Otherwise, the energy level is going to drop eventually and you won’t be able to stay in touch with yourself. My little trick to keep myself going is to keep my sight clear. Is there anything I will regret if I don’t try it? If there is, you can be sure that I’m working on it right now. There is a book by the genius Nela Dunato – The Human Centered Brand – if you’re ever in doubt where you’re going, this piece of wisdom will take you back on track.
As for the ongoing projects – keep track on the market, in your town, country, and similar destinations and projects abroad; react to changes as soon as they start happening if you were not able to predict them earlier.
I like to simplify things in my head, so when I need to double-check what I’m doing, I think of it in terms of tattoos. Would I like to have my project logo tattooed on my skin, so I can explain to everyone what does it mean to me? If it feels more like a faded teenage tattoo ready to go under laser, it’s time to turn pages.

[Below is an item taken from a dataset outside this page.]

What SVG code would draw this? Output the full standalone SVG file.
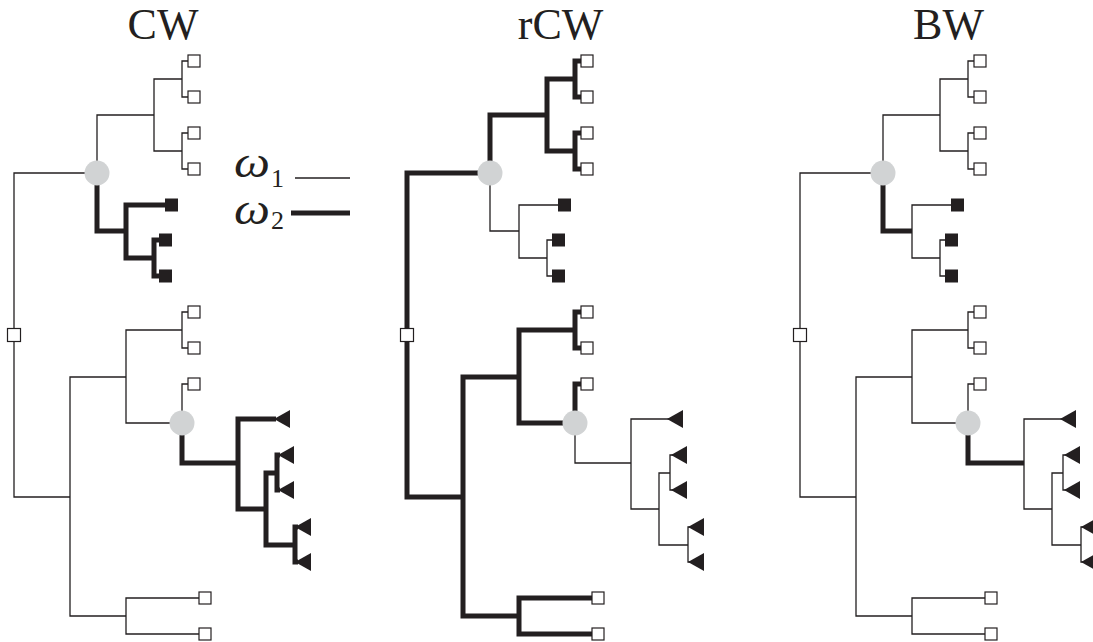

Tourists’ expectations keep changing, too. There is a rise of “experiences” all over the world, and many tourists simply expect to be entertained and ovewhelmed with fast experiences, they are not on a quest for a more profound connection. It happened to me that I needed to change who I was aiming at as clients. It used to be anyone, because anyone who came to Zagreb was already off the path and interested in deeper exploring. But with the rise in numbers, I have to start being more focused in marketing, at the same time “fighting” for my desired clients with the increased number of tours in the city. It’s an ongoing process.
People usually start with one idea and they have a feeling once it’s out there, the job will be done. But that’s just the start.
Since none of us is prepared for the market that changes so quickly, especially if we’re working in a creative field where your own product is an innovation so you can’t really predict anything, we all require more life-long education opportunities and some kinds of vanity-free hubs that will give us a chance to create collaborative atmosphere.
Collaboration is another important thing that I haven’t even mentioned yet. Working together, creating something in teams, learning from each other, exchanging experiences – even for great individualists, this can be truly transforming, and of course, very important for the community. I have to mention the association of tour guides Mihovil from Šibenik – some very strong and charismatic personalities put all their differences aside and got together to create a walking tour called “Mračna strana Šibenika” and many other projects that depended on their collaboration and mutual support. That’s other-wordly, an example that we should all strive to.
I have personally had the pleasure to collaborate with so many people through all these years. Sometimes it was successful, sometimes not. But, each and every one of them has left a mark and made a significant difference. We need to be ready to accept other people’s opinion, ready for failure, just as we are for success, take the best out of it all, keep moving and creating. Cherish the beautiful moments and just be true to ourselves and the destinations we’re breathing life into.